Perhaps demographic information is just shorthand — imperfect, imprecise shorthand — for what we really need to understand about our customer. If I’m marketing silver flatware today, I want to talk to the people who are most interested in buying silver flatware. That’s who I really care about, and I don’t care if they’re men or women. Young or old. Southern, Northern, Western, or from another country entirely (and therefore could REALLY care less about my personal, cultural stereotypes).

But that’s me. And as I ponder that, I think the difference between brands choosing to specialize in their product and brands choosing to specialize in an identity is really interesting. I think there’s a real danger in marketing to a demographic or even in selling to an identity (which I’d argue is slightly different), not the least of which because you run the risk of alienating people likely to buy but who don’t want to be associated with the demographic or identity you are aiming for.
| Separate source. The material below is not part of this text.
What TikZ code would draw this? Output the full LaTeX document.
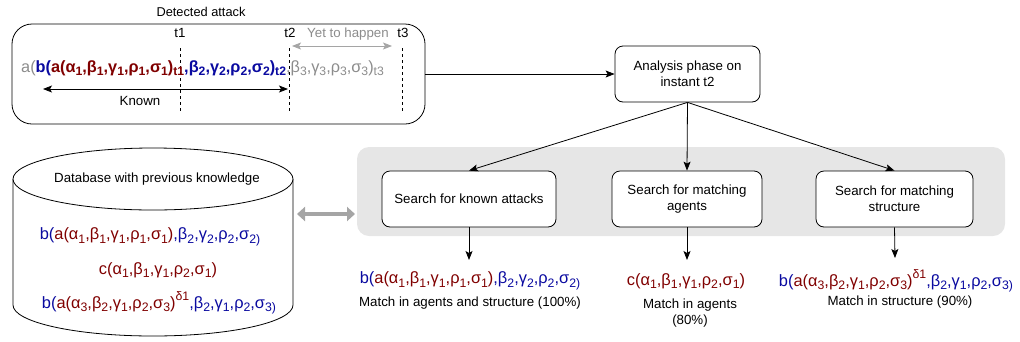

If I want to buy flatware today, I’m probably choosing between a mass retailer like Macy’s or Target, or Amazon, or Replacements. Frankly, my first instinct is to go to Replacements, because I know they specialize in the product I’m buying, and they have thousands and thousands of choices. I know I can find what I want there, and I know they’re experts in it.

Think about the difference between how Replacements markets themselves (it’s almost all about the size of the inventory and their expertise) and how Nike does. Nike is selling a lifestyle and an identity. Nike is selling determination. I love Nike’s brand identity, and I think their messaging is fantastic, but I don’t think I own one single Nike product personally. When I buy shoes, I want the kind that fit my feet exactly right. I have the feet that Saucony shoes were made for. Nike is selling a message I like, but their products don’t work for me. So it turns out, I’m not really in Nike’s audience. I’m not going to buy their shoes because I like their message.

I think the biggest problem with demographic-based marketing is that it papers over a whole lot of individuality that really does factor in to purchase decisions. Those individual facets mean that your demographic marketing will never be right on, and in fact, you might accidentally exclude people who’d otherwise be prone to buy. And: Is it worth developing positive brand sentiment among people who cannot or will not buy your products? Maybe Nike has the budget to do that. Do you?

What do you think? Do you think that some of our decisions are so rooted in demographic information and self-identity that we’d be fools not to market with those factors in mind? Or is it enough to focus on our product? Can we do better at identifying our real audiences when we go beyond demographics to look at people who actually buy? I think we can.